Sosok di balik mesin ketik yang mengetik Teks Proklamasi Kemerdekaan Indonesia adalah Sayuti Melik (Mohammad Ibnu Sayuti). Ia lahir pada 22 November 1908 di Sleman, Yogyakarta.
Sejak kecil, Sayuti Melik telah dibimbing oleh ayahnya mengenai nasionalisme, sehingga ia tumbuh sebagai individu yang aktif dalam politik dan berjuang untuk kemerdekaan.
Ayahnya, Partoprawito alias Abdul Mu′in, adalah seorang lurah di Desa Kadilobo Sleman, yang dikenal pemberani dan sering mengkritisi kebijakan pemerintah kolonial Hindia Belanda, mengutip Ensiklopedia Sejarah Indonesia (ESI) Kementeriaan Pendidikan dan Kebudayaan.
Sayuti Melik menempuh pendidikan di Sekolah Ongko Loro untuk tingkat SD, lalu melanjutkan studinya di Yogyakarta. Selanjutnya, ia bersekolah di Sekolah Guru di Solo dengan prinsip “belajar sambil berjuang”.
Dengan keyakinan itu, Sayuti terus berkembang menjadi sosok yang bersemangat dalam belajar dan aktif dalam berbagai kegiatan politik.
Ia rajin menulis dan mengirimkan karyanya ke beberapa surat kabar di Jawa, seperti Bergerak di Solo, Sinar Hindia di Semarang, dan Penggugah di Yogyakarta.
Sayuti Melik dikenal sebagai figur aktif dalam gerakan politik dan jurnalistik. Selama pendudukan Jepang di Indonesia, ia memimpin surat kabar Sinar Baru di Semarang.
Dengan demikian, sejarah mencatat bahwa Sayuti Melik, merupakan salah seorang jurnalis dan pejuang kemerdekaan Indonesia, yang turut memainkan peran penting dalam peristiwa bersejarah kemerdekaan Indonesia.
Ia merupakan salah satu tokoh yang terlibat dalam penyusunan teks proklamasi kemerdekaan di rumah Laksamana Tadashi Maeda di Jalan Imam Bonjol No. 1, Jakarta, yang kini menjadi Museum Perumusan Naskah Proklamasi.
Pada 16 Agustus 1945, Sayuti Melik dan para pemuda revolusioner lainnya “mengamankan” Sukarno dan Mohammad Hatta ke Rengasdengklok dengan tujuan mendesak dua tokoh itu segera menyatakan kemerdekaan Indonesia.
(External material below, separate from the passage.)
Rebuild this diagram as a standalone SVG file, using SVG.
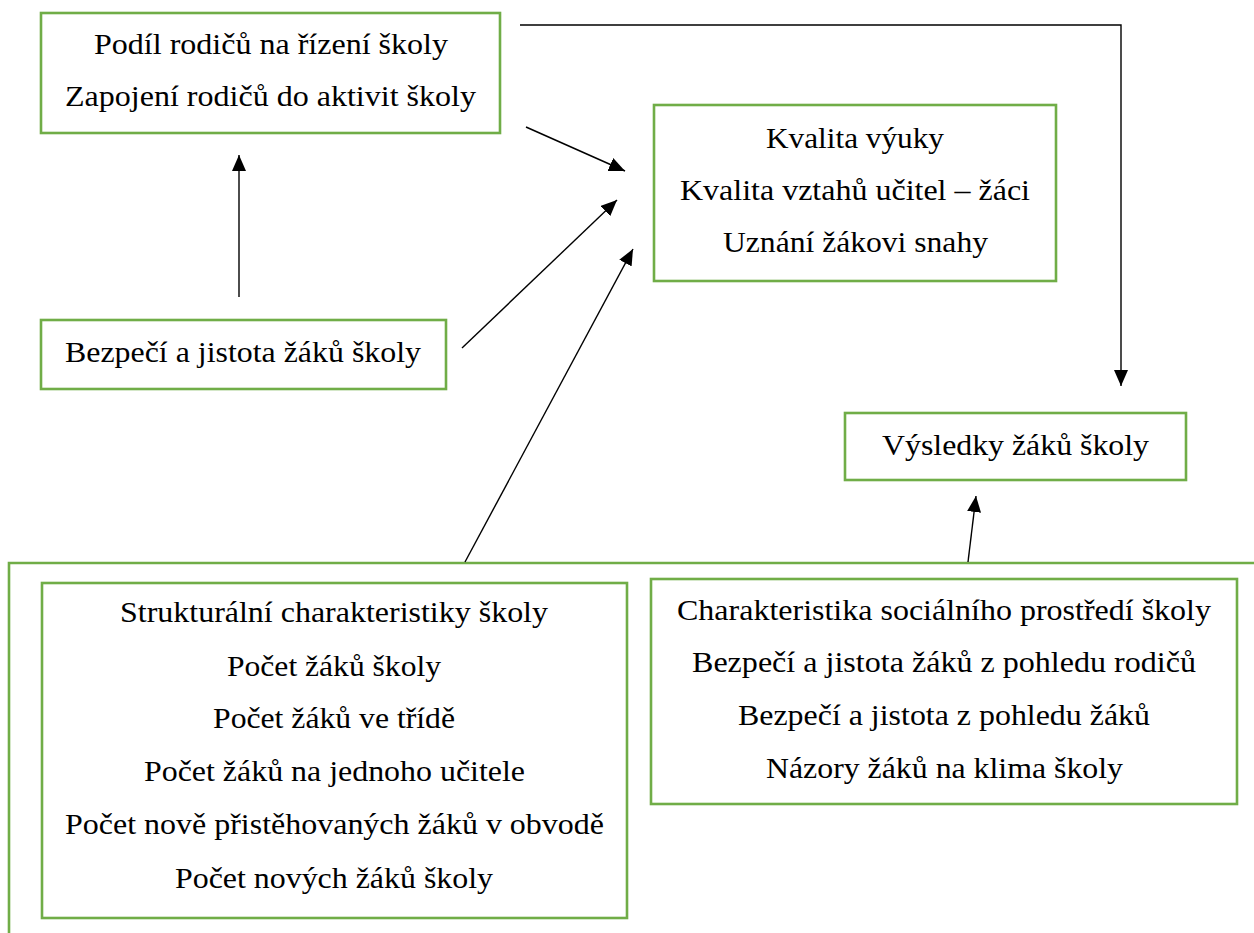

Soekarno dan Hatta pun setuju, sehingga pada malam para hari yang sama mereka kembali ke Jakarta dan bersama Ahmad Soebardjo merumuskan teks Proklamasi Kemerdekaan Indonesia.
Setelah selesai disusun, Soekarno menulisnya dengan tangan, lalu menyerahkannya kepada Sayuti Melik untuk diketik agar tampak lebih rapi dan resmi.
Perlu diketahui, proses pengetikan teks proklamasi oleh Sayuti Melik tidak sekadar mengetik ulang. Ia melakukan beberapa perubahan kecil namun signifikan pada teks asli yang ditulis tangan oleh Soekarno.
Salah satu perubahan penting termasuk mengganti kata “tempoh” menjadi “tempo” dan menambahkan tanda tangan Soekarno dan Hatta sebagai perwakilan bangsa Indonesia.
Dengan perubahan ini, teks proklamasi menjadi lebih jelas dan mudah dipahami oleh rakyat Indonesia pada saat itu.
Teks proklamasi yang telah diketik tersebut kemudian dibacakan oleh Soekarno di hadapan rakyat Indonesia pada 17 Agustus 1945 pukul 10.00 WIB di Jalan Pegangsaan Timur No. 56, Jakarta.
Pembacaan teks proklamasi ini menandai dimulainya era baru bagi Indonesia sebagai negara yang merdeka dan berdaulat.
Peran Sayuti Melik dalam mengetik teks proklamasi kemerdekaan Indonesia merupakan momen krusial dalam sejarah perjuangan kemerdekaan.
Kontribusinya memastikan dokumen bersejarah ini dapat diakses dan dibaca dengan jelas oleh seluruh rakyat, sehingga pesan kemerdekaan dapat tersebar luas dan dipahami secara menyeluruh.
Sebagai penghargaan atas jasanya, Sayuti Melik kini dikenang sebagai salah satu pahlawan nasional yang berperan penting dalam proses proklamasi kemerdekaan Indonesia.
Sayuti Melik meninggal dunia di Jakarta pada 27 Februari 1989 dalam usia 80 tahun.